До сих пор я жил только своим трудом. Мой постоянный доход — это жалованье, которое государь соизволил мне назначить. В работе ради хлеба насущного, конечно, нет ничего для меня унизительного; но, привыкнув к независимости, я совершенно не умею писать ради денег; и одна мысль об этом приводит меня в полное бездействие. Жизнь в Петербурге ужасающе дорога… Ныне я поставлен в необходимость покончить с расходами, которые вовлекают меня в долги и готовят мне в будущем только беспокойство и хлопоты, а может быть — нищету и отчаяние. Три или четыре года уединенной жизни в деревне снова дадут мне возможность по возвращении в Петербург возобновить занятия, которыми я пока еще обязан милостям его величества. Я был осыпан благодеяниями государя, я был бы в отчаянье, если бы его величество заподозрил в моем желании удалиться из Петербурга какое-либо другое побуждение, кроме совершенной необходимости.[73]
Пушкину казалось, что такое признание ослабит бдительность власти, и она хотя бы на время оставит его в покое. Но Николай I понял дипломатическую игру поэта, его стремление сохранить творческую независимость. И как не понять - прошел очередной год, а результаты пушкинской работы попрежнему не были видны?! По-хорошему следовало отпустить поэта восвояси, но Николаю, столь гордившемуся знанием людей, обидно было терять контроль над поэтом. Тут речь шла уже не столько о политике, сколько о борьбе самолюбий. Раз Пушкин говорит, что ему не хватает денег, то, пожалуйста - ему дали сначала небольшую, а потом и более солидную подачку, о чем он писал Канкрину 5 сентября 1835 года:
Вследствие домашних обстоятельств принужден я был проситься в отставку, дабы ехать в деревню на несколько лет. Государь император весьма милостиво изволил сказать, что он не хочет отрывать меня от моих исторических трудов, и приказал выдать мне 10000 рублей как вспоможение. Этой суммы недостаточно было для поправления моего состояния. Оставаясь в Петербурге, я должен был или час от часу более запутывать мои дела, или прибегать к вспоможениям и к милостям, средству, к которому я не привык, ибо до сих пор был я, слава Богу, независим и жил своими трудами. Итак, осмелился я просить его величество о двух милостях: 1) о выдаче мне, вместо вспоможения, взаймы 30000 рублей, нужных мне в обрез, для уплаты необходимой; 2) о удержании моего жалования до уплаты сей суммы. Государю угодно было согласиться на то и на другое[74].

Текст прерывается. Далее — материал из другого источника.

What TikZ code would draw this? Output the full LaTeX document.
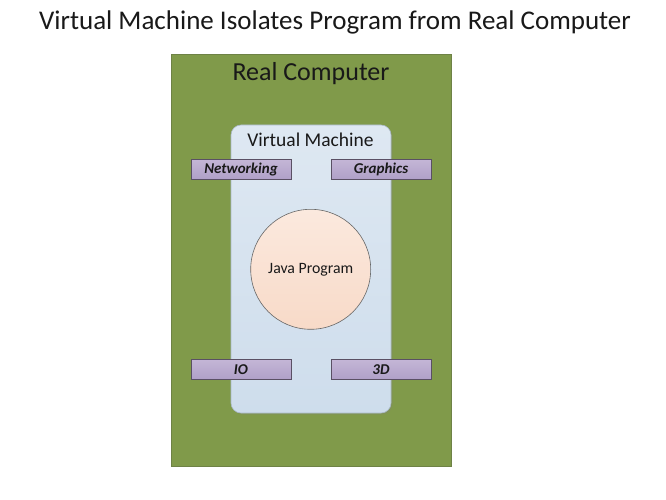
\documentclass[tikz,border=0pt]{standalone}
\usepackage{fontspec}
\setmainfont{Carlito}
\usetikzlibrary{shadows}
\definecolor{olivegreen}{RGB}{128,154,74}
\definecolor{oliveedge}{RGB}{110,130,70}
\definecolor{vmtop}{RGB}{222,232,242}
\definecolor{vmbot}{RGB}{206,221,236}
\definecolor{vmedge}{RGB}{170,185,200}
\definecolor{purtop}{RGB}{196,182,214}
\definecolor{purbot}{RGB}{176,160,200}
\definecolor{puredge}{RGB}{90,80,100}
\definecolor{peachtop}{RGB}{251,233,222}
\definecolor{peachbot}{RGB}{248,218,200}
\tikzset{
  realbox/.style={draw=oliveedge, fill=olivegreen, line width=0.8pt},
  vmbox/.style={draw=vmedge, top color=vmtop, bottom color=vmbot, rounded corners=10pt, line width=0.6pt,
    drop shadow={shadow xshift=1.5pt, shadow yshift=-1.5pt, opacity=0.25}},
  svcbox/.style={draw=puredge, top color=purtop, bottom color=purbot, line width=0.7pt,
    minimum width=100pt, minimum height=20pt, inner sep=0pt,
    font=\fontsize{15}{17}\selectfont\bfseries\itshape, text=black!90,
    drop shadow={shadow xshift=1pt, shadow yshift=-1pt, opacity=0.25}},
  progcirc/.style={circle, draw=black!60, top color=peachtop, bottom color=peachbot, line width=0.6pt,
    minimum size=120pt, inner sep=0pt, font=\fontsize{15.8}{18}\selectfont, text=black!90},
  titletext/.style={font=\fontsize{27}{30}\selectfont, text=black!90},
}
\begin{document}
\begin{tikzpicture}[x=1pt,y=-1pt]
\useasboundingbox (0,0) rectangle (666,500);
\fill[white] (0,0) rectangle (666,500);
\node[titletext] (title) at (335,22) {Virtual Machine Isolates Program from Real Computer};
\draw[realbox] (171,54) rectangle (451,466);
\node[font=\fontsize{26}{29}\selectfont, text=black!90] (real) at (311,74) {Real Computer};
\draw[vmbox] (231,125) rectangle (391,413);
\node[font=\fontsize{19.5}{22}\selectfont, text=black!90] (vm) at (310.5,140) {Virtual Machine};
\node[svcbox] (net) at (241,169.3) {Networking};
\node[svcbox] (gfx) at (381,169.3) {Graphics};
\node[svcbox] (io) at (241,369.3) {IO};
\node[svcbox] (td) at (381,369.3) {3D};
\node[progcirc] (java) at (310.7,269.3) {Java Program};
\end{tikzpicture}
\end{document}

Так что Канкрин, читая пушкинское послание от 6 ноября 1836 года, знал, что стоит за пожеланием поэта уплатить долг сполна и немедленно и просьбой «не «доводить оного до сведения государя императора», и почему поэт специально оговаривал, что если царь попытается оказать ему очередную «милость», то он вынужден будет от нее отказаться. Пушкин готовил новую отставку, давая понять Николаю, что дело вовсе не в материальных затруднениях, вернее не только в них, а в том, что Блок назвал «отсутствием воздуха» или по-пушкински - «покоя и воли». Итог этой истории подвел Жуковский в пронзительном по тону и ясном по существу послании к Бенкендорфу:
Но подумайте сами, каково было бы вам, когда бы вы в зрелых летах были обременены такою сетью, видели каждый шаг ваш истолкованным предубеждением… Пушкин хотел поехать в деревню на житье, чтобы заняться на покое литературой, ему было в том отказано под тем видом, что он служил, а действительно потому, что не верили. Но в чем же была его служба? В том единственно, что он был причислен к иностранной коллегии. Какое могло быть ему дело до иностранной коллегии? Его служба была его перо, его «Петр Великий», его поэмы, его произведения, коими бы ознаменовалось нынешнее славное время? Для такой службы нужно свободное уединение[75].
Друг поэта был не совсем прав, обрушив всю тяжесть обвинений на шефа жандармов. Еще за год до трагической развязки Бенкендорф предлагал царю отказаться от услуг явно неуправляемого поэта, заменив его послушным Полевым, но получил категорическое «напоминание»:
Историю Петра Великого пишет уже Пушкин…[76].
Николай I вел с поэтом свою игру. Тот, кто писал анонимку, безусловно, знал, что, назначая Пушкина на пост «историографа ордена рогоносцев», он касается куда более важной и болезненной для художника темы, чем перспектива оказаться в списке обманутых мужей.